Dunloy hoping to avoid equalling unwanted record
KEEPING THE FAITH: Ryan Elliott of Dunloy Cuchullains, Antrim, pictured ahead of the AIB GAA All-Ireland Hurling Senior Club Championship Final, which takes place this Sunday, January 22 in Croke Park at 1.30pm. Pic: Ramsey Cardy/Sportsfile
In Antrim colours, Ryan Elliott has won two Joe McDonagh Cup finals at Croke Park in the last three seasons.
It is a ground where he has experienced his greatest days as a hurler yet for his club, Dunloy, the venue may very well feel like it is cursed.

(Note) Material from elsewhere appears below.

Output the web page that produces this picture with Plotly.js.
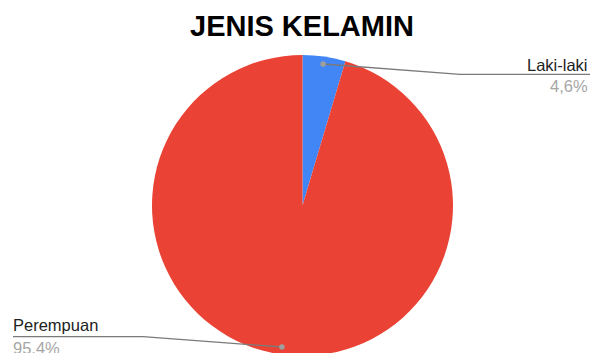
<!DOCTYPE html>
<html><head><meta charset="utf-8">
<script src="https://cdn.plot.ly/plotly-3.0.1.min.js"></script>
<style>html,body{margin:0;padding:0;overflow:hidden;background:#fff}#chart{width:594px;height:360px}</style>
</head><body><div id="chart"></div>
<script>
const categories = ["Laki-laki", "Perempuan"];
const values = [4.6, 95.4];
const pctLabels = ["4,6%", "95.4%"];
const colors = ["#4285F4", "#EA4335"];

const W = 594, H = 360;
const cx = 302.5, cy = 205.5, r = 150.5;
const px = x => x / W;
const py = y => (H - y) / H;

const total = values.reduce((a, b) => a + b, 0);
let cum = 0;
const dots = values.map(v => {
  const mid = (cum + v / 2) / total;
  cum += v;
  const th = mid * 2 * Math.PI;
  return [cx + 0.95 * r * Math.sin(th), cy - 0.95 * r * Math.cos(th)];
});

// label layout: [elbowX, lineY, endX, textX, anchor, nameY, pctY]
const labelLayout = [
  [460, 74.3, 590, 589, "right", 64.5, 86],
  [143, 336.7, 13, 12, "left", 324.5, 347.5]
];

const shapes = [], annotations = [];
const lineColor = "#7a7a7a";
dots.forEach((d, i) => {
  const L = labelLayout[i];
  shapes.push({type: "line", xref: "paper", yref: "paper", x0: px(d[0]), y0: py(d[1]), x1: px(L[0]), y1: py(L[1]), line: {color: lineColor, width: 1.3}});
  shapes.push({type: "line", xref: "paper", yref: "paper", x0: px(L[0]), y0: py(L[1]), x1: px(L[2]), y1: py(L[1]), line: {color: lineColor, width: 1.3}});
  shapes.push({type: "circle", xref: "paper", yref: "paper", x0: px(d[0] - 2.8), x1: px(d[0] + 2.8), y0: py(d[1] + 2.8), y1: py(d[1] - 2.8), fillcolor: "#9e9e9e", line: {width: 0}});
  annotations.push({xref: "paper", yref: "paper", x: px(L[3]), y: py(L[5]), xanchor: L[4], yanchor: "middle", text: categories[i], showarrow: false, borderpad: 0, font: {family: "Liberation Sans, Arial, sans-serif", size: 16.5, color: "#222222"}});
  annotations.push({xref: "paper", yref: "paper", x: px(L[3]), y: py(L[6]), xanchor: L[4], yanchor: "middle", text: pctLabels[i], showarrow: false, borderpad: 0, font: {family: "Liberation Sans, Arial, sans-serif", size: 16.5, color: "#a6a6a6"}});
});

annotations.push({xref: "paper", yref: "paper", x: px(302), y: py(26.5), xanchor: "center", yanchor: "middle", text: "<b>JENIS KELAMIN</b>", showarrow: false, borderpad: 0, font: {family: "Liberation Sans, Arial, sans-serif", size: 29, color: "#000000"}});

Plotly.newPlot("chart", [{
  type: "pie",
  labels: categories,
  values: values,
  sort: false,
  direction: "clockwise",
  rotation: 0,
  textinfo: "none",
  hoverinfo: "label+percent",
  marker: {colors: colors, line: {width: 0}},
  domain: {x: [px(cx - r), px(cx + r)], y: [py(cy + r), py(cy - r)]}
}], {
  width: W, height: H,
  margin: {l: 0, r: 0, t: 0, b: 0},
  showlegend: false,
  paper_bgcolor: "#ffffff",
  shapes: shapes,
  annotations: annotations
}, {staticPlot: true});
</script></body></html>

Four times the north Antrim club has pitched up on AIB All-Ireland final day and four times defeat has been the outcome; in 1995, 1996, 2003 and 2004.
If they lose Sunday's final to Ballyhale Shamrocks, as many expect, they will join Rathnure of Wexford as the club with the most final defeats - five.
Current manager Gregory O'Kane played in all of those losses. There are many more direct links between the two eras, like goalkeeper Elliott and his father, Shane, who played in the first two finals.
"To be fair to him, he leaves me be, he knows the craic, he knows from past experiences himself that maybe he didn't want boys in his ear," said Elliott. "But he's always good if I ask him. You talk to all them boys and they tell you what they think and that. Their experience is very good."
Elliott is too young to remember much about any of the finals - 'I would have been only five or six for the last two finals' - so the Croke Park hoodoo doesn't mean much to him. Dunloy know they can win there having overcome St Thomas' earlier this month at GAA HQ to set up the Ballyhale tie.
A feature of that win over the Galway champions and 2013 All-Ireland winners was Dunloy's blistering pace. Keelan Molloy's stunning solo goal is the standout memory but that dynamism was on show all afternoon in a game they led virtually from start to finish.
Spacious Croke Park should suit them again this weekend.
"We have a lot of pace, particularly up front, that everyone can see now," said Elliott. "It probably suits us in the wide open spaces."
That pace comes from their youthful profile.
"Around 2017, myself and about six or seven others came up from a good minor team," explained Elliott. "It helped the overall group in Dunloy because we hadn't won an Antrim championship in maybe eight or nine years. And the likes of Paul Shiels and Keelan Molloy were there, kind of keeping us grounded when we came in."
You could look too to the troubles Ballyhale experienced when playing Slaughtneil in early 2020, and the fact that Dunloy beat Slaughtneil in the most recent Ulster final to get here, as another positive.
"Just for ourselves, to get over Slaughtneil, it was massive," said the 25-year-old. "They beat us in 2017, 2019 and 2021, just a phenomenal team. You saw the games Slaughtneil had in the All-Ireland series themselves against Ballygunner and Ballyhale. The confidence we gained from that match, getting over them, going into the All-Ireland semi-final then, the shackles were off us."